Both are propeller planes, however, with limited speeds and ranges.

The pricetag for passengers

The reductions from SAF, fuel efficiency improvements and zero carbon aircraft will only cut aviation emissions by around a third, according to the previous government’s estimates. So another part of the Jet Zero strategy involves a pricing scheme to charge airlines for CO2 emissions and carbon offsetting.

Airlines already pay a duty for each flight someone takes in the UK, a cost that is passed to passengers. In much of the UK (excluding Scotland) this adds £7 to each domestic flight, £14 to short-haul ones and £92 for long-haul. But carbon offsetting means paying another fee.

Some schemes have been highly controversial, with questions around how to prove how many trees have been prevented from being cut down.

Cait Hewitt, policy director at the Aviation Environment Federation, is concerned that the current informal offsetting projects may be counterproductive: “They could actually have made that problem a bit worse over time by giving consumers the false impression that the emissions from their flight [are] being cancelled out somehow by an offset.”

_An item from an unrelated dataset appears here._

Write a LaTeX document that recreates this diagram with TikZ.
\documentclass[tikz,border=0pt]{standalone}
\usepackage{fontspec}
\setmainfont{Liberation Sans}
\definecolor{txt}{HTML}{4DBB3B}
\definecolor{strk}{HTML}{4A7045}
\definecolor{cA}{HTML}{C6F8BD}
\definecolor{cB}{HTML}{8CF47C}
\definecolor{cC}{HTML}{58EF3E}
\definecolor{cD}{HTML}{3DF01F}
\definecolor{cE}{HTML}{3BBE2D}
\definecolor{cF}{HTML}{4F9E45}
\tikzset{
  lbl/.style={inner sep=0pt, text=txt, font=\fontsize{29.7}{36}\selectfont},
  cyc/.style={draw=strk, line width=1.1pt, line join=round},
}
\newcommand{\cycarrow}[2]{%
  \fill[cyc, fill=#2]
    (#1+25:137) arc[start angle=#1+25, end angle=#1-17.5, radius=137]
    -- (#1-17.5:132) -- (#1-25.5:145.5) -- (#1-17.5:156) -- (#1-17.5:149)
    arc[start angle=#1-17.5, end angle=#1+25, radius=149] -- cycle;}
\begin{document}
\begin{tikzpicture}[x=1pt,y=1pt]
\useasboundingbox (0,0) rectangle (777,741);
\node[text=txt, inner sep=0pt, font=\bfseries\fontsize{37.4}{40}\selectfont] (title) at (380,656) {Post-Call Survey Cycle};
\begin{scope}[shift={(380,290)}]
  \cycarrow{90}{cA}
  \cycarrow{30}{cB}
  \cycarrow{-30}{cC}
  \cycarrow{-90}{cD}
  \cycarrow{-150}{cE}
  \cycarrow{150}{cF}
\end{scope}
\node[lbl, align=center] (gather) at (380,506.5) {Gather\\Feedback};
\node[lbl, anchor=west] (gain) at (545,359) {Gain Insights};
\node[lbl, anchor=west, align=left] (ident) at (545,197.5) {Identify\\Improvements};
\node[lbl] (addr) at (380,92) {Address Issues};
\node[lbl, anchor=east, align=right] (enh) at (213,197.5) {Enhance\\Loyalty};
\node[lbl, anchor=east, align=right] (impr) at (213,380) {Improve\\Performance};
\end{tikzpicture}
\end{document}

Duncan McCourt, chief executive of Sustainable Aviation, an umbrella group for UK airlines, airports, manufacturers and others in the business, is optimistic that removing carbon from flying won’t add much more than a few pounds to the cost of an airline ticket.

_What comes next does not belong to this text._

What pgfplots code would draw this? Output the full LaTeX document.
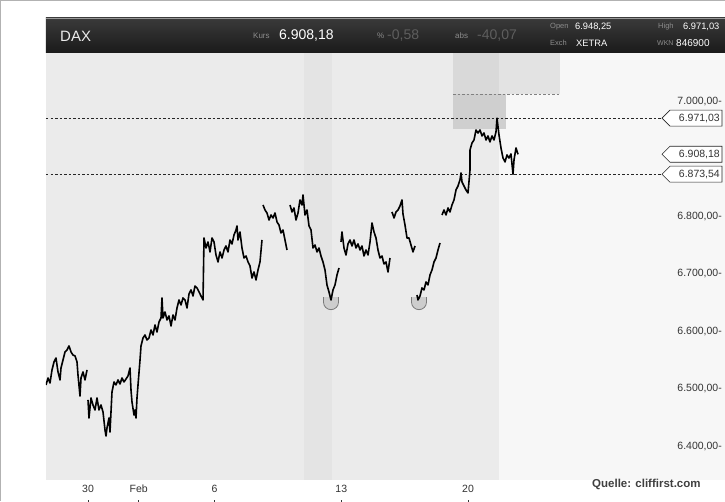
\documentclass[border=0pt]{standalone}
\usepackage{pgfplots}
\pgfplotsset{compat=1.18}
\usepackage{pgfplotstable}
\usepackage{fontspec}
\setmainfont{Liberation Sans}
\definecolor{plotbg}{HTML}{EBEBEB}
\definecolor{bandbg}{HTML}{E4E4E4}
\definecolor{rightbg}{HTML}{F7F7F7}
\definecolor{boxA}{HTML}{D9D9D9}
\definecolor{boxB}{HTML}{E3E3E3}
\definecolor{boxC}{HTML}{CFCFCF}
\definecolor{hdrtop}{HTML}{3A3A3A}
\definecolor{hdrbot}{HTML}{1A1A1A}
\definecolor{bowlfill}{HTML}{CDCDCD}
\definecolor{bowldraw}{HTML}{7A7A7A}
\definecolor{lbl}{HTML}{333333}
\definecolor{hgray}{HTML}{8C8C8C}
\definecolor{hdim}{HTML}{5E5E5E}
\pgfdeclareplotmark{bowl}{%
  \pgfpathmoveto{\pgfqpoint{-\pgfplotmarksize}{5pt}}%
  \pgfpathlineto{\pgfqpoint{-\pgfplotmarksize}{0pt}}%
  \pgfpatharc{180}{360}{\pgfplotmarksize}%
  \pgfpathlineto{\pgfqpoint{\pgfplotmarksize}{5pt}}%
  \pgfusepathqfillstroke}
\newcommand{\pricetag}[2]{%
  \draw[fill=white, draw=black!85, line width=0.6pt] (axis cs:22.658,#1) -- ++(8pt,8pt) -- ++(52pt,0pt) -- ++(0pt,-16pt) -- ++(-52pt,0pt) -- cycle;
  \node[anchor=east, inner sep=0pt, xshift=58pt, text=lbl, font=\fontsize{10.5}{12}\selectfont] at (axis cs:22.658,#1) {#2};}
\pgfplotstableread{
d v
-1.658 6507.0
-1.579 6519.1
-1.500 6510.4
-1.421 6533.1
-1.342 6547.0
-1.263 6553.9
-1.184 6529.6
-1.105 6515.7
-1.066 6536.5
-0.987 6550.4
-0.908 6564.4
-0.829 6567.8
-0.750 6574.8
-0.671 6564.4
-0.592 6559.1
-0.513 6557.4
-0.434 6547.0
-0.395 6524.4
-0.316 6487.8
-0.276 6519.1
-0.197 6529.6
-0.118 6515.7
-0.039 6533.1
-0.020 nan
0.000 6480.9
0.039 6449.6
0.118 6484.4
0.197 6472.2
0.276 6463.5
0.355 6484.4
0.434 6463.5
0.513 6472.2
0.592 6460.0
0.671 6428.7
0.711 6418.3
0.750 6432.2
0.829 6449.6
0.868 6425.2
0.947 6494.8
1.026 6512.2
1.105 6507.0
1.184 6515.7
1.263 6508.7
1.342 6519.1
1.421 6512.2
1.500 6517.4
1.579 6522.6
1.658 6536.5
1.697 6498.3
1.737 6477.4
1.816 6454.8
1.855 6463.5
1.895 6449.6
1.934 6484.4
1.974 6507.0
2.053 6550.4
2.092 6574.8
2.171 6588.7
2.250 6593.9
2.329 6585.2
2.408 6588.7
2.487 6602.6
2.566 6593.9
2.645 6611.3
2.724 6599.1
2.803 6616.5
2.882 6623.5
2.921 6658.3
2.961 6623.5
3.040 6633.9
3.119 6620.0
3.198 6627.0
3.277 6609.6
3.355 6628.7
3.434 6620.0
3.513 6640.9
3.592 6654.8
3.671 6646.1
3.750 6658.3
3.829 6654.8
3.908 6640.9
3.987 6665.2
4.066 6672.2
4.145 6661.7
4.224 6679.1
4.303 6675.7
4.382 6668.7
4.461 6661.7
4.540 6654.8
4.579 6762.6
4.658 6745.2
4.737 6755.7
4.816 6738.3
4.895 6762.6
4.974 6755.7
5.053 6733.0
5.132 6720.9
5.211 6738.3
5.290 6727.8
5.369 6741.7
5.447 6748.7
5.526 6738.3
5.605 6759.1
5.684 6752.2
5.763 6767.8
5.842 6776.5
5.882 6783.5
5.921 6759.1
6.000 6773.0
6.079 6745.2
6.158 6727.8
6.237 6731.3
6.316 6720.9
6.395 6713.9
6.474 6693.0
6.553 6703.5
6.632 6689.6
6.711 6707.0
6.789 6720.9
6.868 6759.1
6.890 nan
6.908 6820.0
6.987 6811.3
7.066 6806.1
7.145 6793.9
7.224 6802.6
7.303 6797.4
7.382 6806.1
7.461 6790.4
7.539 6785.2
7.618 6771.3
7.697 6776.5
7.776 6759.1
7.855 6741.7
7.930 nan
7.974 6820.0
8.053 6807.8
8.132 6814.8
8.211 6793.9
8.290 6806.1
8.368 6828.7
8.447 6820.0
8.487 6837.4
8.566 6802.6
8.645 6811.3
8.724 6783.5
8.803 6776.5
8.882 6745.2
8.961 6750.4
9.040 6738.3
9.118 6745.2
9.197 6731.3
9.276 6720.9
9.355 6707.0
9.434 6680.9
9.513 6668.7
9.592 6654.8
9.671 6672.2
9.750 6680.9
9.829 6698.3
9.908 6710.4
9.950 nan
9.987 6755.7
10.026 6773.0
10.105 6745.2
10.184 6733.0
10.263 6752.2
10.342 6759.1
10.421 6748.7
10.500 6759.1
10.579 6745.2
10.658 6752.2
10.737 6741.7
10.816 6748.7
10.895 6731.3
10.974 6741.7
11.053 6733.0
11.132 6755.7
11.211 6788.7
11.290 6773.0
11.368 6762.6
11.447 6741.7
11.526 6727.8
11.605 6731.3
11.684 6717.4
11.763 6720.9
11.842 6703.5
11.921 6727.8
11.960 nan
12.000 6807.8
12.079 6797.4
12.158 6807.8
12.237 6811.3
12.316 6818.3
12.395 6828.7
12.434 6804.3
12.513 6785.2
12.592 6762.6
12.671 6762.6
12.750 6750.4
12.829 6738.3
12.908 6748.7
12.950 nan
12.987 6663.5
13.026 6654.8
13.105 6661.7
13.184 6675.7
13.263 6672.2
13.342 6686.1
13.421 6680.9
13.500 6698.3
13.579 6707.0
13.658 6720.9
13.737 6727.8
13.816 6741.7
13.895 6753.9
13.930 nan
13.974 6802.6
14.053 6811.3
14.132 6802.6
14.211 6814.8
14.289 6807.8
14.368 6820.0
14.447 6828.7
14.526 6846.1
14.605 6853.0
14.684 6863.5
14.724 6875.7
14.763 6860.0
14.842 6853.0
14.921 6846.1
15.000 6840.9
15.079 6880.9
15.080 6915.7
15.158 6927.8
15.237 6933.0
15.316 6950.4
15.395 6945.2
15.474 6950.4
15.553 6940.0
15.632 6945.2
15.711 6933.0
15.789 6940.0
15.868 6929.6
15.947 6940.0
16.026 6933.0
16.105 6947.0
16.145 6971.03
16.224 6941.7
16.303 6919.1
16.382 6901.7
16.461 6894.8
16.539 6907.0
16.618 6901.7
16.697 6908.7
16.776 6873.54
16.816 6898.3
16.895 6919.1
16.974 6908.18
}\daxdata
\begin{document}
\begin{tikzpicture}
\useasboundingbox (-46pt,-21pt) rectangle (679pt,480pt);
\fill[white] (-46pt,-21pt) rectangle (679pt,480pt);
\draw[gray!60, line width=1pt] (-45.5pt,-21pt) -- (-45.5pt,479.5pt) -- (679pt,479.5pt);
\begin{axis}[
  at={(0pt,0pt)}, anchor=south west,
  scale only axis, width=679pt, height=427pt,
  xmin=-1.658, xmax=25.145, ymin=6341.7, ymax=7084.3,
  axis on top,
  clip mode=individual,
  unbounded coords=jump,
  axis line style={draw=none},
  tick style={draw=none},
  major tick length=0pt,
  ytick={6400,6500,6600,6700,6800,7000},
  yticklabels={{6.400,00-},{6.500,00-},{6.600,00-},{6.700,00-},{6.800,00-},{7.000,00-}},
  yticklabel pos=left,
  yticklabel style={anchor=east, inner sep=0pt, xshift=676pt, text=lbl, font=\fontsize{10.5}{12}\selectfont},
  xtick={0,2,5,10,15},
  xticklabels={{30\\[1pt]\rule{0.6pt}{5pt}},{Feb\\[1pt]\rule{0.6pt}{5pt}},{6\\[1pt]\rule{0.6pt}{5pt}},{13\\[1pt]\rule{0.6pt}{5pt}},{20\\[1pt]\rule{0.6pt}{5pt}}},
  xticklabel style={anchor=north, inner sep=0pt, yshift=-5pt, align=center, text=lbl, font=\fontsize{10.5}{11}\selectfont},
]
% backgrounds
\addplot[fill=rightbg, draw=none, forget plot] coordinates {(-1.658,6341.7)(25.145,6341.7)(25.145,7084.3)(-1.658,7084.3)};
\addplot[fill=plotbg, draw=none, forget plot] coordinates {(-1.658,6341.7)(16.224,6341.7)(16.224,7084.3)(-1.658,7084.3)};
\addplot[fill=bandbg, draw=none, forget plot] coordinates {(8.526,6341.7)(9.632,6341.7)(9.632,7084.3)(8.526,7084.3)};
\addplot[fill=boxB, draw=none, forget plot] coordinates {(16.224,7013.0)(18.63,7013.0)(18.63,7084.3)(16.224,7084.3)};
\addplot[fill=boxA, draw=none, forget plot] coordinates {(14.408,7013.0)(16.224,7013.0)(16.224,7084.3)(14.408,7084.3)};
\addplot[fill=boxC, draw=none, forget plot] coordinates {(14.408,6952.2)(16.50,6952.2)(16.50,7013.0)(14.408,7013.0)};
\addplot[draw=gray, line width=0.6pt, dash pattern=on 2.5pt off 2pt, forget plot] coordinates {(14.408,7013.0)(18.63,7013.0)};
% reference lines
\addplot[draw=black!85, line width=0.6pt, dash pattern=on 2.5pt off 2pt, forget plot] coordinates {(-1.658,6971.03)(22.658,6971.03)};
\addplot[draw=black!85, line width=0.6pt, dash pattern=on 2.5pt off 2pt, forget plot] coordinates {(-1.658,6873.54)(22.658,6873.54)};
% bowls at the lows
\addplot[only marks, mark=bowl, mark size=7.5pt, mark options={fill=bowlfill, draw=bowldraw, line width=0.8pt}, forget plot] coordinates {(9.592,6651)(13.066,6651)};
% price series
\addplot[black, line width=1.6pt, line join=round] table[x=d, y=v] {\daxdata};
% price tags
\pricetag{6971.03}{6.971,03}
\pricetag{6908.18}{6.908,18}
\pricetag{6873.54}{6.873,54}
\end{axis}
% header bar
\shade[top color=hdrtop, bottom color=hdrbot] (0pt,427pt) rectangle (679pt,462pt);
\draw[black!40, line width=0.5pt] (0pt,461.75pt) -- (679pt,461.75pt);
\node[anchor=west, inner sep=0pt, text=white!92!black, font=\fontsize{15}{16}\selectfont] at (14pt,444pt) {DAX};
\node[anchor=west, inner sep=0pt, text=hgray, font=\fontsize{8}{9}\selectfont] at (207pt,444pt) {Kurs};
\node[anchor=west, inner sep=0pt, text=white, font=\fontsize{14}{15}\selectfont] at (233pt,444pt) {6.908,18};
\node[anchor=west, inner sep=0pt, text=hgray, font=\fontsize{8}{9}\selectfont] at (331pt,444pt) {\%};
\node[anchor=west, inner sep=0pt, text=hdim, font=\fontsize{14}{15}\selectfont] at (341pt,444pt) {-0,58};
\node[anchor=west, inner sep=0pt, text=hgray, font=\fontsize{8}{9}\selectfont] at (409pt,444pt) {abs};
\node[anchor=west, inner sep=0pt, text=hdim, font=\fontsize{14}{15}\selectfont] at (431pt,444pt) {-40,07};
\node[anchor=west, inner sep=0pt, text=hgray, font=\fontsize{7.5}{9}\selectfont] at (504pt,453pt) {Open};
\node[anchor=west, inner sep=0pt, text=white, font=\fontsize{9.3}{10}\selectfont] at (529pt,453pt) {6.948,25};
\node[anchor=west, inner sep=0pt, text=hgray, font=\fontsize{7.5}{9}\selectfont] at (504pt,437pt) {Exch};
\node[anchor=west, inner sep=0pt, text=white, font=\fontsize{9.3}{10}\selectfont] at (530pt,437pt) {XETRA};
\node[anchor=west, inner sep=0pt, text=hgray, font=\fontsize{7.5}{9}\selectfont] at (612pt,453pt) {High};
\node[anchor=west, inner sep=0pt, text=white, font=\fontsize{9.3}{10}\selectfont] at (637pt,453pt) {6.971,03};
\node[anchor=west, inner sep=0pt, text=hgray, font=\fontsize{7}{9}\selectfont] at (611pt,437pt) {WKN};
\node[anchor=west, inner sep=0pt, text=white, font=\fontsize{10}{10}\selectfont] at (630pt,437pt) {846900};
% source
\node[anchor=west, inner sep=0pt, text=black!75, font=\bfseries\fontsize{11.5}{12}\selectfont] at (546pt,-4pt) {Quelle: cliffirst.com};
\end{tikzpicture}
\end{document}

“We think we can do it while enabling people to continue to fly and continue to get that benefit of flying, such as connecting people, such as being able to go on holiday,” he says.

But the Jet Zero plan says nothing directly about the knock-on cost to passengers. Instead, it refers to “demand management”.

Sir Dieter Helm has his own take on what Jet Zero means for holidaymakers and fully believes that it will lead to higher costs. As for the likelihood of the government hitting its Jet Zero target on time, he is unconvinced of this too, but he also suggests that this may not be the point.

“It depends whether you think Jet Zero is… genuinely a target and they mean to achieve it. I’m really sceptical about the second.”

And now, the number of flights taken annually by people in the UK is projected to rise even further, translating into an additional 150 million more flights a year. So the scale of the government’s challenge, which was large enough when it began, is only set to grow.